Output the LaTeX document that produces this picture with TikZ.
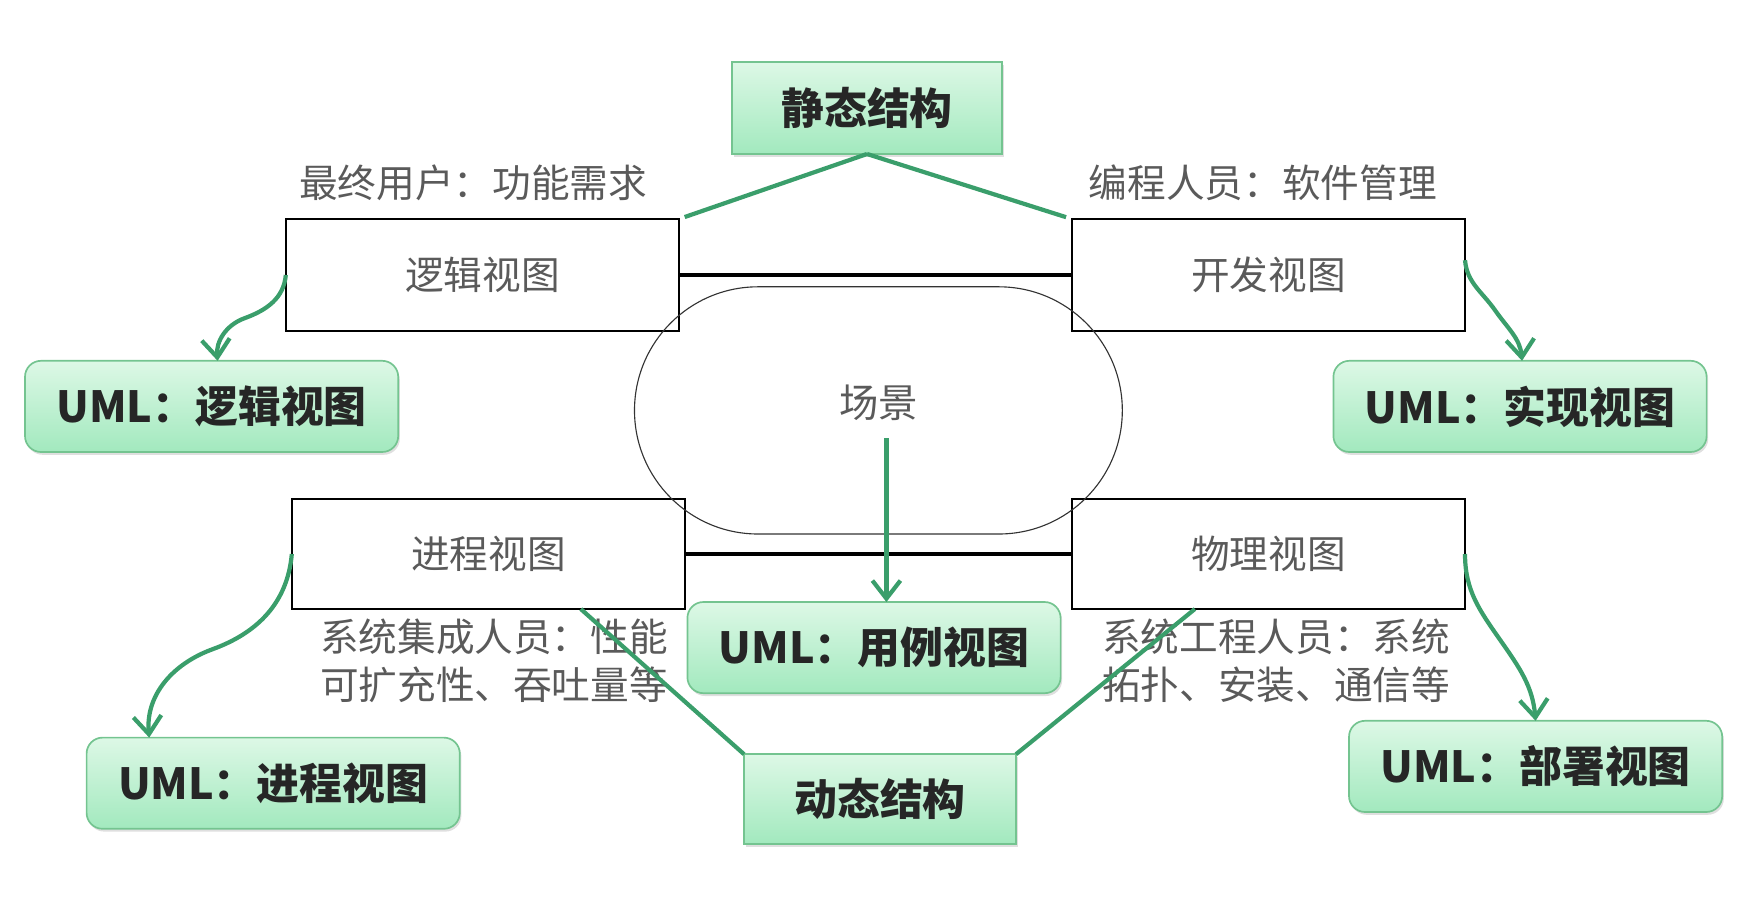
\documentclass[tikz,border=0pt]{standalone}
\usepackage{fontspec}
\newfontfamily\cjk{Noto Sans CJK SC}
\usepackage{tikz}
\usetikzlibrary{arrows.meta,positioning,calc,shapes.misc,shadows}
\definecolor{lnColor}{HTML}{3A9E6B}
\definecolor{bdColor}{HTML}{74C490}
\definecolor{topColor}{HTML}{DDF8E6}
\definecolor{botColor}{HTML}{A2E9BE}
\definecolor{txtColor}{HTML}{5A5A5A}
\newcommand{\uml}[1]{UML：#1}

\begin{document}
\begin{tikzpicture}[semithick,
		view/.style={draw, line width=1.1pt, minimum width=9.83cm, minimum height=2.8cm, outer sep=0,
			text=txtColor, font=\cjk\fontsize{27.5}{33}\selectfont},
		gbox/.style={draw=bdColor, line width=1.2pt, top color=topColor, bottom color=botColor, outer sep=0,
			text=black!85, font=\cjk\bfseries\fontsize{30.5}{36}\selectfont,
			drop shadow={shadow xshift=0.04cm, shadow yshift=-0.07cm, opacity=0.25}},
		umlbox/.style={gbox, rounded corners=0.4cm, minimum width=9.33cm, minimum height=2.28cm},
		note/.style={text=txtColor, font=\cjk\fontsize{27.5}{34}\selectfont},
		link/.style={lnColor, line width=3pt},
		garrow/.style={link, -{Straight Barb[length=0.45cm, width=0.7cm]}}]
	\useasboundingbox (0,0) rectangle (44,-22.6);
	
	% the four views and the scenes
	\node[view] (lv) at (12.06, -6.875) {逻辑视图};
	\node[view] (dv) at (31.71, -6.875) {开发视图};
	\node[view, minimum height=2.75cm] (pv) at (12.21, -13.85) {进程视图};
	\node[view, minimum height=2.75cm] (phv) at (31.71, -13.85) {物理视图};
	\node[draw, rounded rectangle, line width=0.8pt, draw=black!80, minimum width=12.43cm, minimum height=6.18cm,
		text=txtColor, font=\cjk\fontsize{28}{33}\selectfont, text depth=0.45cm] (scene) at (21.96, -10.26) {场景};
	\draw[line width=2.4pt] (lv.east) -- (dv.west);
	\draw[line width=2.4pt] (pv.east) -- (phv.west);
	
	% stakeholders
	\node[note] (n1) at (11.83, -4.575) {最终用户：功能需求};
	\node[note] (n2) at (31.57, -4.575) {编程人员：软件管理};
	\node[note] (n3) at (12.35, -16.65) {\begin{tabular}{l} 系统集成人员：性能 \\ 可扩充性、吞吐量等 \end{tabular}};
	\node[note] (n4) at (31.9, -16.65) {\begin{tabular}{l} 系统工程人员：系统 \\ 拓扑、安装、通信等 \end{tabular}};
	
	% green boxes
	\node[gbox, minimum width=6.75cm, minimum height=2.3cm] (st) at (21.675, -2.7) {静态结构};
	\node[gbox, minimum width=6.8cm, minimum height=2.25cm] (dyn) at (22.0, -19.98) {动态结构};
	\node[umlbox] (ulv) at (5.29, -10.16) {\uml{逻辑视图}};
	\node[umlbox] (uiv) at (38.0, -10.16) {\uml{实现视图}};
	\node[umlbox] (uuc) at (21.85, -16.19) {\uml{用例视图}};
	\node[umlbox] (upv) at (6.83, -19.58) {\uml{进程视图}};
	\node[umlbox] (udv) at (38.39, -19.16) {\uml{部署视图}};
	
	\path (pv.south west) -- (pv.south east) coordinate[pos=0.735] (pvx);
	\path (phv.south west) -- (phv.south east) coordinate[pos=0.313] (phvx);
	\coordinate (scx) at ([xshift=0.2cm, yshift=-0.7cm]scene.center);
	
	\draw[link, shorten >=0.15cm] (st.south) -- (lv.north east);
	\draw[link, shorten >=0.15cm] (st.south) -- (dv.north west);
	\draw[link] (dyn.north west) -- (pvx);
	\draw[link] (dyn.north east) -- (phvx);
	
	\draw[garrow] (scx) -- (scx |- uuc.north);
	\draw[garrow] (lv.west) to[out=-95, in=20] ++(-1.03, -1.08) to[out=200, in=95] ([xshift=0.15cm]ulv.north);
	\draw[garrow] ([yshift=0.37cm]dv.east) to[out=-85, in=125] ++(0.75, -1.25) to[out=-55, in=95] ([xshift=0.05cm]uiv.north);
	\draw[garrow] (pv.west) to[out=-95, in=20] ++(-1.98, -2.38) to[out=200, in=95] ([xshift=-3.1cm]upv.north);
	\draw[garrow] (phv.east) to[out=-90, in=125] ++(0.88, -2.15) to[out=-55, in=95] (udv.north);
\end{tikzpicture}
\end{document}
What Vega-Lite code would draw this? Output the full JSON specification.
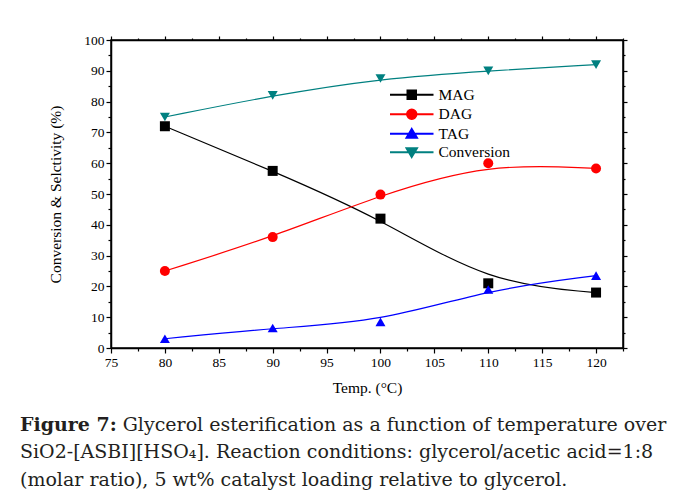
{
  "$schema": "https://vega.github.io/schema/vega-lite/v6.json",
  "autosize": "none",
  "width": 512,
  "height": 308,
  "padding": {"left": 111, "top": 40, "right": 55, "bottom": 146},
  "background": "white",
  "config": {
    "view": {"stroke": "black", "strokeWidth": 1.5},
    "axis": {
      "domainColor": "black", "domainWidth": 1.5, "tickColor": "black", "tickWidth": 1.2,
      "labelFont": "Liberation Serif", "labelFontSize": 13.5, "labelColor": "black",
      "titleFont": "Liberation Serif", "titleFontSize": 15.5, "titleFontWeight": "normal", "titleColor": "black",
      "grid": false
    }
  },
  "title": {
    "text": "Figure 7:",
    "subtitle": [
      "\u200b\u00a0\u00a0\u00a0\u00a0\u00a0\u00a0\u00a0\u00a0\u00a0\u00a0\u00a0\u00a0\u00a0\u00a0\u00a0\u00a0\u00a0Glycerol esterification as a function of temperature over",
      "SiO2-[ASBI][HSO\u2084]. Reaction conditions: glycerol/acetic acid=1:8",
      "(molar ratio), 5 wt% catalyst loading relative to glycerol."
    ],
    "orient": "bottom",
    "anchor": "start",
    "frame": "group",
    "dx": -91,
    "offset": 20,
    "font": "DejaVu Serif",
    "fontSize": 19,
    "fontWeight": "bold",
    "color": "#231f20",
    "subtitleFont": "DejaVu Serif",
    "subtitleFontSize": 19,
    "subtitleColor": "#231f20",
    "subtitleLineHeight": 27.5,
    "subtitlePadding": -19.3
  },
  "data": {
    "values": [
      {"temp": 80, "series": "MAG", "value": 72},
      {"temp": 90, "series": "MAG", "value": 57.5},
      {"temp": 100, "series": "MAG", "value": 42},
      {"temp": 110, "series": "MAG", "value": 21},
      {"temp": 120, "series": "MAG", "value": 18},
      {"temp": 80, "series": "DAG", "value": 25},
      {"temp": 90, "series": "DAG", "value": 36},
      {"temp": 100, "series": "DAG", "value": 49.8},
      {"temp": 110, "series": "DAG", "value": 60},
      {"temp": 120, "series": "DAG", "value": 58.3},
      {"temp": 80, "series": "TAG", "value": 3},
      {"temp": 90, "series": "TAG", "value": 6.5},
      {"temp": 100, "series": "TAG", "value": 8.5},
      {"temp": 110, "series": "TAG", "value": 19},
      {"temp": 120, "series": "TAG", "value": 23.5},
      {"temp": 80, "series": "Conversion", "value": 75},
      {"temp": 90, "series": "Conversion", "value": 82},
      {"temp": 100, "series": "Conversion", "value": 87.5},
      {"temp": 110, "series": "Conversion", "value": 90},
      {"temp": 120, "series": "Conversion", "value": 92}
    ]
  },
  "layer": [
    {
      "mark": {"type": "line", "interpolate": "basis", "strokeWidth": 1.2},
      "encoding": {
        "x": {
          "field": "temp", "type": "quantitative",
          "scale": {"domain": [75, 122.5], "nice": false, "zero": false},
          "axis": {
            "title": "Temp. (\u00b0C)", "titlePadding": 12,
            "values": [75, 77.5, 80, 82.5, 85, 87.5, 90, 92.5, 95, 97.5, 100, 102.5, 105, 107.5, 110, 112.5, 115, 117.5, 120, 122.5],
            "labelExpr": "datum.value % 5 === 0 ? datum.value : ''",
            "tickSize": {"condition": {"test": "datum.value % 5 === 0", "value": 5}, "value": 3},
            "labelPadding": 2, "labelFlush": false
          }
        },
        "y": {
          "field": "value", "type": "quantitative",
          "scale": {"domain": [0, 100], "nice": false},
          "axis": {
            "title": "Conversion & Selctivity (%)", "titlePadding": 20,
            "values": [0, 5, 10, 15, 20, 25, 30, 35, 40, 45, 50, 55, 60, 65, 70, 75, 80, 85, 90, 95, 100],
            "labelExpr": "datum.value % 10 === 0 ? datum.value : ''",
            "tickSize": {"condition": {"test": "datum.value % 10 === 0", "value": 5}, "value": 3},
            "labelPadding": 2, "labelFlush": false
          }
        },
        "color": {
          "field": "series", "type": "nominal",
          "scale": {"domain": ["MAG", "DAG", "TAG", "Conversion"], "range": ["#000000", "#ff0000", "#0000ff", "#008080"]},
          "legend": {
            "title": null, "orient": "none", "legendX": 293, "legendY": 47,
            "labelFont": "Liberation Serif", "labelFontSize": 15.5, "labelColor": "black",
            "symbolSize": 81, "symbolOpacity": 1, "labelOffset": 19, "rowPadding": 1.5, "padding": 0
          }
        }
      }
    },
    {
      "mark": {
        "type": "point", "filled": true, "opacity": 1, "size": 100,
        "shape": {"expr": "datum.series === 'MAG' ? 'square' : datum.series === 'DAG' ? 'circle' : datum.series === 'TAG' ? 'triangle-up' : 'triangle-down'"}
      },
      "encoding": {
        "x": {
          "field": "temp", "type": "quantitative",
          "axis": {
            "orient": "top", "title": null, "labels": false,
            "values": [75, 77.5, 80, 82.5, 85, 87.5, 90, 92.5, 95, 97.5, 100, 102.5, 105, 107.5, 110, 112.5, 115, 117.5, 120, 122.5],
            "tickSize": {"condition": {"test": "datum.value % 5 === 0", "value": 4}, "value": 2}
          }
        },
        "y": {
          "field": "value", "type": "quantitative",
          "axis": {
            "orient": "right", "title": null, "labels": false,
            "values": [0, 5, 10, 15, 20, 25, 30, 35, 40, 45, 50, 55, 60, 65, 70, 75, 80, 85, 90, 95, 100],
            "tickSize": {"condition": {"test": "datum.value % 10 === 0", "value": 4}, "value": 2}
          }
        },
        "color": {"field": "series", "type": "nominal", "legend": null}
      }
    },
    {
      "mark": {"type": "point", "filled": true, "opacity": 0, "size": 81},
      "encoding": {
        "x": {"field": "temp", "type": "quantitative", "axis": null},
        "y": {"field": "value", "type": "quantitative", "axis": null},
        "color": {"field": "series", "type": "nominal", "legend": null},
        "shape": {
          "field": "series", "type": "nominal",
          "scale": {
            "domain": ["MAG", "DAG", "TAG", "Conversion"],
            "range": [
              "M-4.67,-0.08H4.67V0.08H-4.67ZM-1,-1H1V1H-1Z",
              "M-4.67,-0.08H4.67V0.08H-4.67ZM1.1,0A1.1,1.1,0,1,1,-1.1,0A1.1,1.1,0,1,1,1.1,0Z",
              "M-4.67,-0.08H4.67V0.08H-4.67ZM0,-1.15L1.25,0.95H-1.25Z",
              "M-4.67,-0.08H4.67V0.08H-4.67ZM0,1.15L1.25,-0.95H-1.25Z"
            ]
          },
          "legend": null
        }
      }
    }
  ],
  "resolve": {"axis": {"x": "independent", "y": "independent"}}
}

* * * * *

Repeat, exactly and in full, each line from the start of the data to the line that contains "at (31.9, -16.65)". Pictures do not go in.

Output the LaTeX document that produces this picture with TikZ.
\documentclass[tikz,border=0pt]{standalone}
\usepackage{fontspec}
\newfontfamily\cjk{Noto Sans CJK SC}
\usepackage{tikz}
\usetikzlibrary{arrows.meta,positioning,calc,shapes.misc,shadows}
\definecolor{lnColor}{HTML}{3A9E6B}
\definecolor{bdColor}{HTML}{74C490}
\definecolor{topColor}{HTML}{DDF8E6}
\definecolor{botColor}{HTML}{A2E9BE}
\definecolor{txtColor}{HTML}{5A5A5A}
\newcommand{\uml}[1]{UML：#1}

\begin{document}
\begin{tikzpicture}[semithick,
		view/.style={draw, line width=1.1pt, minimum width=9.83cm, minimum height=2.8cm, outer sep=0,
			text=txtColor, font=\cjk\fontsize{27.5}{33}\selectfont},
		gbox/.style={draw=bdColor, line width=1.2pt, top color=topColor, bottom color=botColor, outer sep=0,
			text=black!85, font=\cjk\bfseries\fontsize{30.5}{36}\selectfont,
			drop shadow={shadow xshift=0.04cm, shadow yshift=-0.07cm, opacity=0.25}},
		umlbox/.style={gbox, rounded corners=0.4cm, minimum width=9.33cm, minimum height=2.28cm},
		note/.style={text=txtColor, font=\cjk\fontsize{27.5}{34}\selectfont},
		link/.style={lnColor, line width=3pt},
		garrow/.style={link, -{Straight Barb[length=0.45cm, width=0.7cm]}}]
	\useasboundingbox (0,0) rectangle (44,-22.6);
	
	% the four views and the scenes
	\node[view] (lv) at (12.06, -6.875) {逻辑视图};
	\node[view] (dv) at (31.71, -6.875) {开发视图};
	\node[view, minimum height=2.75cm] (pv) at (12.21, -13.85) {进程视图};
	\node[view, minimum height=2.75cm] (phv) at (31.71, -13.85) {物理视图};
	\node[draw, rounded rectangle, line width=0.8pt, draw=black!80, minimum width=12.43cm, minimum height=6.18cm,
		text=txtColor, font=\cjk\fontsize{28}{33}\selectfont, text depth=0.45cm] (scene) at (21.96, -10.26) {场景};
	\draw[line width=2.4pt] (lv.east) -- (dv.west);
	\draw[line width=2.4pt] (pv.east) -- (phv.west);
	
	% stakeholders
	\node[note] (n1) at (11.83, -4.575) {最终用户：功能需求};
	\node[note] (n2) at (31.57, -4.575) {编程人员：软件管理};
	\node[note] (n3) at (12.35, -16.65) {\begin{tabular}{l} 系统集成人员：性能 \\ 可扩充性、吞吐量等 \end{tabular}};
	\node[note] (n4) at (31.9, -16.65) {\begin{tabular}{l} 系统工程人员：系统 \\ 拓扑、安装、通信等 \end{tabular}};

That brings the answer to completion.